-- start of Collected data --

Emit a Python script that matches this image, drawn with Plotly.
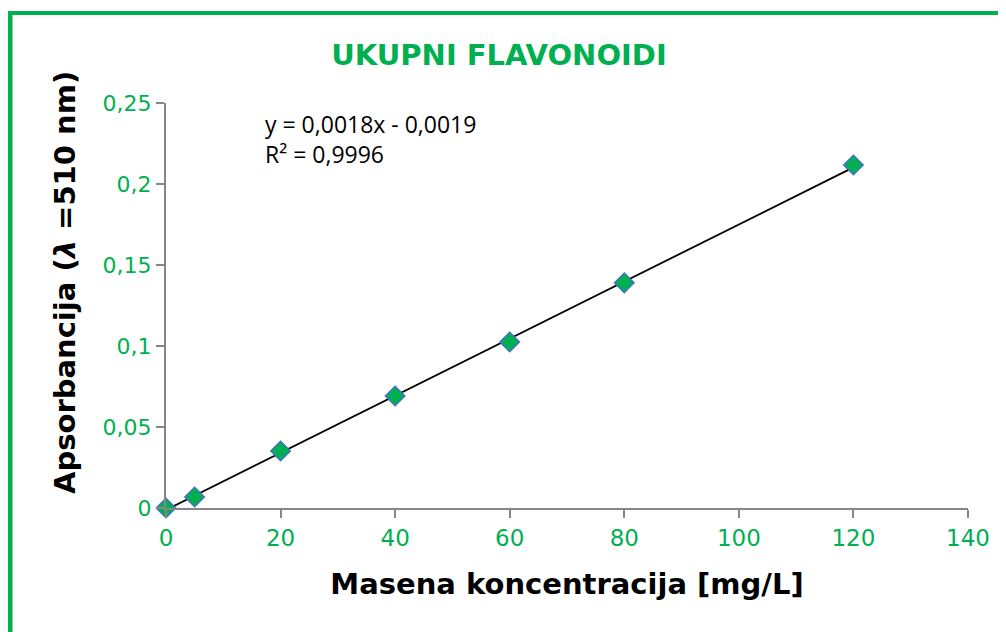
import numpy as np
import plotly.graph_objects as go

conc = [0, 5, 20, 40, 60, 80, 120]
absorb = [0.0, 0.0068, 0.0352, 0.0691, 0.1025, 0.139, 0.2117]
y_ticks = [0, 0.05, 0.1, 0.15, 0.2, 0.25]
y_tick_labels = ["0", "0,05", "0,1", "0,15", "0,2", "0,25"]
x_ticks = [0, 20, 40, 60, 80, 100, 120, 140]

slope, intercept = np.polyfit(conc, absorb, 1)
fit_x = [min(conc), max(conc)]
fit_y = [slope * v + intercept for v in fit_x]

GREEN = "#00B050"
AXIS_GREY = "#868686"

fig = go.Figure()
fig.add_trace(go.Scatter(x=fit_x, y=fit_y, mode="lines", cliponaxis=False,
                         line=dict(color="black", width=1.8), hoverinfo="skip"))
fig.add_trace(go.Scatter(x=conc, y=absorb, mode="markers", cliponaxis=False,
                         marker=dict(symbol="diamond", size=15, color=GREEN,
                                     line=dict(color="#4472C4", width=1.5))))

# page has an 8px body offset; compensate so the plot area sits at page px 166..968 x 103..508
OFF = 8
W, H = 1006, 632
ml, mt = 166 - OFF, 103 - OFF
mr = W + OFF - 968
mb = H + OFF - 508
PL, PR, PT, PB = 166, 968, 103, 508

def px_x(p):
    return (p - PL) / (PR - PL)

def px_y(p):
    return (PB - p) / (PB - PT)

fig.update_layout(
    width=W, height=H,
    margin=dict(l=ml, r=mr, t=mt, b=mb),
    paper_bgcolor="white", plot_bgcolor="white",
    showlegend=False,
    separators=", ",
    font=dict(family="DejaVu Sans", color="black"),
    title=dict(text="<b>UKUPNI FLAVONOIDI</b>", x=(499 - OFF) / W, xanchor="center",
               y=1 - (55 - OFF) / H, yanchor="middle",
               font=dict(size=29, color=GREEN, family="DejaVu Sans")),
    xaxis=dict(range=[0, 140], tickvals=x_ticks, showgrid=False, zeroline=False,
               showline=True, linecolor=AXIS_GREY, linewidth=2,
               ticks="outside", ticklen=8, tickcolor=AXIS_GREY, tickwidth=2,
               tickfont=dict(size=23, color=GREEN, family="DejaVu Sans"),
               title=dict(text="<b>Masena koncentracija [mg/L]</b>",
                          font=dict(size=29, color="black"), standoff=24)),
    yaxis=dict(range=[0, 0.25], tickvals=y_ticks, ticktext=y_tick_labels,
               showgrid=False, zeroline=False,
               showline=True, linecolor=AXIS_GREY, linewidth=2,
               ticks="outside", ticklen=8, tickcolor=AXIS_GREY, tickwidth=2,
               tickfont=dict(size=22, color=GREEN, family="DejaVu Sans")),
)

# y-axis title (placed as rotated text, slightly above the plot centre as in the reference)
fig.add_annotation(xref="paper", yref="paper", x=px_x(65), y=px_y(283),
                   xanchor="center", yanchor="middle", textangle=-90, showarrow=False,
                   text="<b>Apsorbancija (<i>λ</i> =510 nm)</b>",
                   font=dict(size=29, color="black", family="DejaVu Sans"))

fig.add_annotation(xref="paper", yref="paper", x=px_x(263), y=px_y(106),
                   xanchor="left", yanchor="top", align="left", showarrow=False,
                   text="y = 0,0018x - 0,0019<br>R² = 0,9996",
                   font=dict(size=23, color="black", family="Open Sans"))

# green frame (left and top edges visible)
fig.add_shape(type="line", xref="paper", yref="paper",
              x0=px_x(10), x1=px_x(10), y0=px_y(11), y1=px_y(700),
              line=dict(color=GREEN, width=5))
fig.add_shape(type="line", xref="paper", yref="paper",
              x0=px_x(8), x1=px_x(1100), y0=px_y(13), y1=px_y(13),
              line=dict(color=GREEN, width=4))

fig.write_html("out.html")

-- end of Collected data --

§ Aim:
Copy nothing but the lines from the top of the material through the line holding "fit_y = [slope", exactly as written; omit pictures.

§ Response to this exercise:
Emit a Python script that matches this image, drawn with Plotly.
import numpy as np
import plotly.graph_objects as go

conc = [0, 5, 20, 40, 60, 80, 120]
absorb = [0.0, 0.0068, 0.0352, 0.0691, 0.1025, 0.139, 0.2117]
y_ticks = [0, 0.05, 0.1, 0.15, 0.2, 0.25]
y_tick_labels = ["0", "0,05", "0,1", "0,15", "0,2", "0,25"]
x_ticks = [0, 20, 40, 60, 80, 100, 120, 140]

slope, intercept = np.polyfit(conc, absorb, 1)
fit_x = [min(conc), max(conc)]
fit_y = [slope * v + intercept for v in fit_x]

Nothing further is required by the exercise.